Толя часто помогал коллегам, но почему я эту девушку запомнила, не знаю. Может потому, что веяло от неё молодостью. Или потому, что она смутилась и покраснела, когда мы встретились.
Вернулась я домой и прямо с порога говорю:
- Как хочешь, Толь, только я хочу девочку взять. Лидочку. Я завтра вас познакомлю, - молчу, терплю, а все внутри у меня сжимается при одной только мысли. Не выдержала я все-таки и говорю вечером, как спать ложиться, - Толь, а ты девушку помнишь, Надю Сивальневу? – Вы бы видели, девчата, как он вспыхнул.
- А что это, говорит, ты о ней вспомнила? Она уж не работает у нас давно.
- Сколько? - спрашиваю
- да лет пять, наверное.
- Лидочку, дочку свою она в детдом сдала.
- Какую девочку?
- Дочь, - поясняю я. А сама в глаза смотрю. А он глаза прячет, то в пол смотрит, то в сторону отведет. – На тебя она, Толь, похожа. – Он и вовсе заметался.

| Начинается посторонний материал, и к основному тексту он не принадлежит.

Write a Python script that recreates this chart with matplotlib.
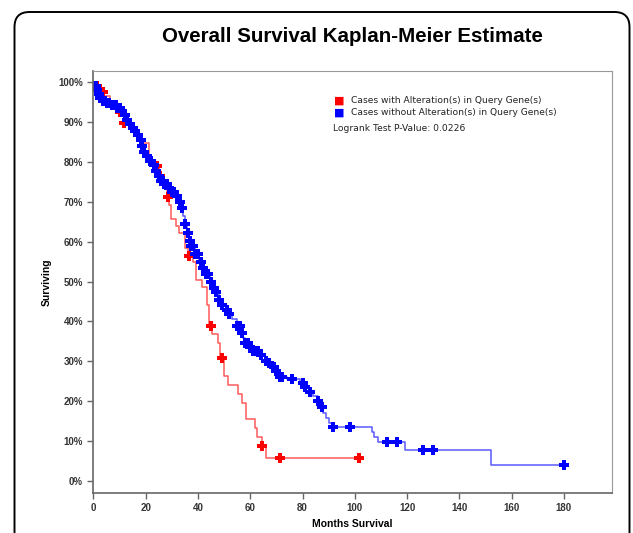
'''
overall survival KM plot (altered vs unaltered)
'''
import numpy as np
import matplotlib
matplotlib.use('Agg')
import matplotlib.pyplot as plt
from matplotlib.patches import FancyBboxPatch
from matplotlib.ticker import FuncFormatter

# step curves: time (months) where survival changes, survival (%) after change
alt_t = [0, 1, 2.5, 4, 6.5, 8, 10, 11.5, 13.5, 15, 17, 18, 21.2, 23, 25, 26.5, 28, 28.8,
         29.6, 31.5, 32.8, 35, 36.3, 38, 39.3, 41.5, 43.3, 44.2, 45.3, 47.8, 48.3, 49.9,
         51.6, 55.4, 56.7, 58.2, 61.8, 62.4, 64.6, 65.9]
alt_s = [100, 99, 97.5, 96.5, 95, 93.5, 92.5, 89.7, 89, 87.5, 86, 84.8, 80.5, 79, 76.5, 75,
         71.1, 69.3, 65.7, 63.9, 62.1, 58.3, 56.4, 55, 50.5, 48.7, 44.1, 38.8, 36.8, 34.6,
         30.8, 26.3, 24.1, 21.8, 19.5, 15.5, 13.2, 11.1, 8.85, 5.8]
alt_end = 101.6
alt_cens = [1.3, 3.5, 9, 10, 11.8, 24.3, 25.4, 28.5, 36.5, 44.8, 49.3, 64.6, 71.5, 101.6]

unalt_t = [0, 0.5, 1.2, 1.8, 2.5, 3.2, 5, 7, 9, 10.5, 11.5, 12.5, 13.5, 14.5, 15.5, 16.5,
           17.5, 18.5, 19.5, 20.5, 21.5, 22.5, 23.5, 24.5, 25.5, 27, 28.5, 30, 31.5, 32.3,
           33.3, 34.2, 35, 35.7, 36.5, 37.5, 39, 40.2, 41.5, 43, 44.5, 45.5, 46.5, 48, 48.8,
           49.7, 51.5, 53, 55, 56.5, 57.2, 58, 59.5, 60.5, 64, 65.5, 67, 68.5, 70, 71.5, 74,
           79, 80.5, 82.5, 84, 86, 87, 88, 89, 90, 91.2, 106.5, 107.5, 109, 119.2, 152]
unalt_s = [100, 99, 98, 97, 96, 95.3, 94.8, 94.3, 93.6, 92.8, 91.8, 90.5, 89.5, 88.6, 87.8,
           86.8, 85.5, 84, 82.5, 81.5, 80.3, 79.2, 77.8, 76.5, 75.2, 74.5, 73.5, 72.5, 71.5,
           70, 68.5, 66.5, 64.5, 62.2, 60.2, 58.8, 57, 55, 53.5, 51.8, 50, 48.5, 47.4, 45.5,
           44, 42.8, 41.8, 40.5, 38.8, 37, 35.8, 34.5, 33.5, 32.6, 31.5, 30.2, 29.5, 28.5,
           27.5, 26.2, 25.5, 24.7, 23.5, 22.2, 21.2, 20, 18.5, 17, 15.8, 14.6, 13.6, 12.2, 11,
           9.9, 7.9, 3.9]
unalt_end = 180
unalt_cens = [0.5, 1, 1.5, 2, 2.5, 3, 3.5, 4, 4.5, 5, 6, 7, 8, 8.5, 9, 10, 11, 12, 13, 14,
              15, 16, 17, 18, 18.7, 19.5, 20.5, 21.5, 22, 23, 24, 25, 26, 26.5, 27, 28, 29,
              30, 31, 32, 33, 34, 35, 36, 37, 37.5, 38, 39, 40, 41, 42, 43, 44, 45, 46, 47,
              48, 49, 51, 52, 55, 56, 57, 58, 59, 60, 61, 62, 63, 64, 66, 67, 69, 70, 71.5,
              72, 76, 80, 81, 83, 86, 87.5, 91.5, 98, 112.5, 116, 126, 130, 180]

pval = 0.0226
xticks = [0, 20, 40, 60, 80, 100, 120, 140, 160, 180]
yticks = [0, 10, 20, 30, 40, 50, 60, 70, 80, 90, 100]


def km_step(t, s, end):
    t = np.append(t, end)
    s = np.append(s, s[-1])
    return t, s


def at(t, s, x):
    idx = np.searchsorted(t, x, side='right') - 1
    return np.asarray(s)[idx]


fig = plt.figure(figsize=(6.33, 5.33), dpi=100)
frame = FancyBboxPatch((0.145, -0.5), 6.15, 5.71, boxstyle='round,pad=0,rounding_size=0.15',
                       transform=fig.dpi_scale_trans, fill=False, ec='black', lw=1.4)
fig.patches.append(frame)

ax = fig.add_axes([0.1477, 0.075, 0.819, 0.792])
groups = [(alt_t, alt_s, alt_end, alt_cens, '#ff5a5a', 'red'),
          (unalt_t, unalt_s, unalt_end, unalt_cens, '#5a5aff', 'blue')]
for t, s, end, cens, lc, mc in groups:
    tt, ss = km_step(t, s, end)
    ax.step(tt, ss, where='post', color=lc, lw=1.1)
    ax.plot(cens, at(t, s, cens), 'P', color=mc, ms=6.5, mew=0, ls='none')

ax.set_xlim(0, 198.4)
ax.set_ylim(-3, 102.8)
ax.set_xticks(xticks)
ax.set_yticks(yticks)
ax.yaxis.set_major_formatter(FuncFormatter(lambda v, p: f'{v:.0f}%'))
for sp in ['top', 'right']:
    ax.spines[sp].set_color('#999999')
for sp in ['left', 'bottom']:
    ax.spines[sp].set_color('#666666')
    ax.spines[sp].set_linewidth(1.2)
ax.tick_params(length=4, width=1, color='#666666', labelsize=7, labelcolor='#333333')
for lab in ax.get_xticklabels() + ax.get_yticklabels():
    lab.set_fontweight('bold')
    lab.set_family('Liberation Sans')

ax.set_xlabel('Months Survival', fontsize=7.5, fontweight='bold', family='Liberation Sans', labelpad=4)
ax.set_ylabel('Surviving', fontsize=7.5, fontweight='bold', family='Liberation Sans', labelpad=5)

fig.text(0.556, 0.932, 'Overall Survival Kaplan-Meier Estimate', ha='center', va='center',
         fontsize=14.8, fontweight='bold', family='Liberation Sans')

# legend drawn as in the original (squares + text)
fig.text(0.528, 0.812, '\u25a0', color='red', fontsize=8, va='center', ha='left')
fig.text(0.528, 0.789, '\u25a0', color='blue', fontsize=8, va='center', ha='left')
fig.text(0.554, 0.812, 'Cases with Alteration(s) in Query Gene(s)', fontsize=6.6, va='center', color='#222222')
fig.text(0.554, 0.789, 'Cases without Alteration(s) in Query Gene(s)', fontsize=6.6, va='center', color='#222222')
fig.text(0.526, 0.758, f'Logrank Test P-Value: {pval}', fontsize=6.6, va='center', color='#222222')

fig.savefig('out.png', dpi=100)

- Ты присядь, - говорит, - видать пришло время нам поговорить. Если ты бросишь меня, права будешь. Закружило меня тогда, сам не знаю, как все получилось, затянуло. Сколько раз слово себе давал, что не пойду к ней больше, а ноги сами несли. А потом она мне сказала, что хочет замуж за меня. Ну и сказал я ей, что тебя люблю. И что хоть что она сделает, хоть приворожит, хоть загипнотизирует, а я все равно только о тебе думать буду. Расстались мы тогда, а она уволилась. Я подумал, что делить меня не хочет. Постепенно забылось все.

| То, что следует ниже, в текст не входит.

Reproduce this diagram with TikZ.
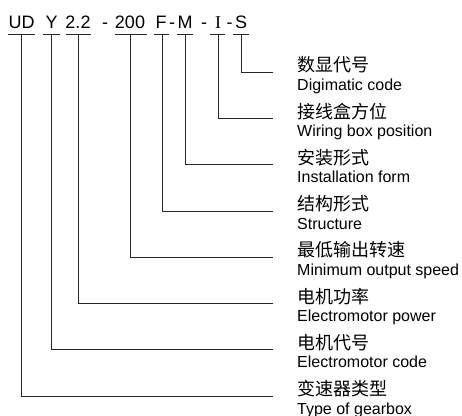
\documentclass[tikz,border=0pt]{standalone}
\usepackage{fontspec}
\setmainfont{Liberation Sans}
\newfontfamily\cjk{Noto Sans CJK SC}
\newfontfamily\serifI{Liberation Serif}
\begin{document}
\begin{tikzpicture}[x=1pt,y=-1pt,
  code/.style={anchor=base,inner sep=0pt,font=\fontsize{18}{18}\selectfont},
  zh/.style={anchor=base west,inner sep=0pt,font=\cjk\fontsize{18}{18}\selectfont},
  en/.style={anchor=base west,inner sep=0pt,font=\fontsize{16}{16}\selectfont},
  lead/.style={draw=black!85,line width=0.9pt},
  uline/.style={draw=black!85,line width=0.9pt}]
\useasboundingbox (0,0) rectangle (462,415);
% code parts
\node[code] (cUD) at (21.7,28) {UD};
\node[code] (cY)  at (51.7,28) {Y};
\node[code] (c22) at (78,28) {2.2};
\node[code] (d1)  at (105,28) {-};
\node[code] (c200) at (130,28) {200};
\node[code] (cF)  at (161,28) {F};
\node[code] (d2)  at (172,28) {-};
\node[code] (cM)  at (185,28) {M};
\node[code] (d3)  at (204,28) {-};
\node[code] (cI)  at (218,28) {\serifI I};
\node[code] (d4)  at (229.5,28) {-};
\node[code] (cS)  at (241,28) {S};
% underlines
\draw[uline] (8,34) -- (35,34);
\draw[uline] (43,34) -- (60,34);
\draw[uline] (66,34) -- (91,34);
\draw[uline] (115,34) -- (147,34);
\draw[uline] (154,34) -- (169,34);
\draw[uline] (177,34) -- (193,34);
\draw[uline] (210,34) -- (225,34);
\draw[uline] (233,34) -- (249,34);
% underline anchor points
\coordinate (uUD) at (21.7,34);
\coordinate (uY) at (51.7,34);
\coordinate (u22) at (78,34);
\coordinate (u200) at (130,34);
\coordinate (uF) at (162,34);
\coordinate (uM) at (185,34);
\coordinate (uI) at (218,34);
\coordinate (uS) at (241,34);
% line ends
\coordinate (eS) at (273,72.3);
\coordinate (eI) at (273,118.5);
\coordinate (eM) at (273,164.8);
\coordinate (eF) at (273,211);
\coordinate (e200) at (273,257.3);
\coordinate (e22) at (273,303.5);
\coordinate (eY) at (273,349.8);
\coordinate (eUD) at (273,396);
% leaders
\draw[lead] (uS) |- (eS);
\draw[lead] (uI) |- (eI);
\draw[lead] (uM) |- (eM);
\draw[lead] (uF) |- (eF);
\draw[lead] (u200) |- (e200);
\draw[lead] (u22) |- (e22);
\draw[lead] (uY) |- (eY);
\draw[lead] (uUD) |- (eUD);
% labels
\node[zh] (zS) at (297,71.5) {数显代号};
\node[en] (nS) at (297,90.3) {Digimatic code};
\node[zh] (zI) at (297,118) {接线盒方位};
\node[en] (nI) at (297,136.5) {Wiring box position};
\node[zh] (zM) at (297,164.3) {安装形式};
\node[en] (nM) at (297,182.8) {Installation form};
\node[zh] (zF) at (297,210.5) {结构形式};
\node[en] (nF) at (297,229) {Structure};
\node[zh] (z200) at (297,256.8) {最低输出转速};
\node[en] (n200) at (297,275.3) {Minimum output speed};
\node[zh] (z22) at (297,303) {电机功率};
\node[en] (n22) at (297,321.5) {Electromotor power};
\node[zh] (zY) at (297,349.3) {电机代号};
\node[en] (nY) at (297,367.8) {Electromotor code};
\node[zh] (zUD) at (297,395.5) {变速器类型};
\node[en] (nUD) at (297,414) {Type of gearbox};
\end{tikzpicture}
\end{document}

Валентина Васильевна тяжело вздохнула, помолчала и продолжила:
- Выставила я тогда его вещи из квартиры. Все, думаю, не прощу. А сама хожу мимо детского дома, так меня притягивает этот ребенок маленький. Сердцем чувствую, что моя это девочка. Стала ходить к ней, и она ко мне привыкать стала. Я ей пообещала домой взять. Документы оформлять начала. Стали по судам и инстанциям с Толей ходить и помирились. Надя тогда нотариально заверенный отказ от дочери оформила. Мы Лиду удочерили.
Пока бегали, доказывали, оформляли, я забеременела. Видно стоял между нами этот грех, не давал нам счастья. Так что, благодаря Лидочке, у нас семья-то такая большая.
- И Вы простили?
- А куда же деваться? Если любишь, то можно и простить.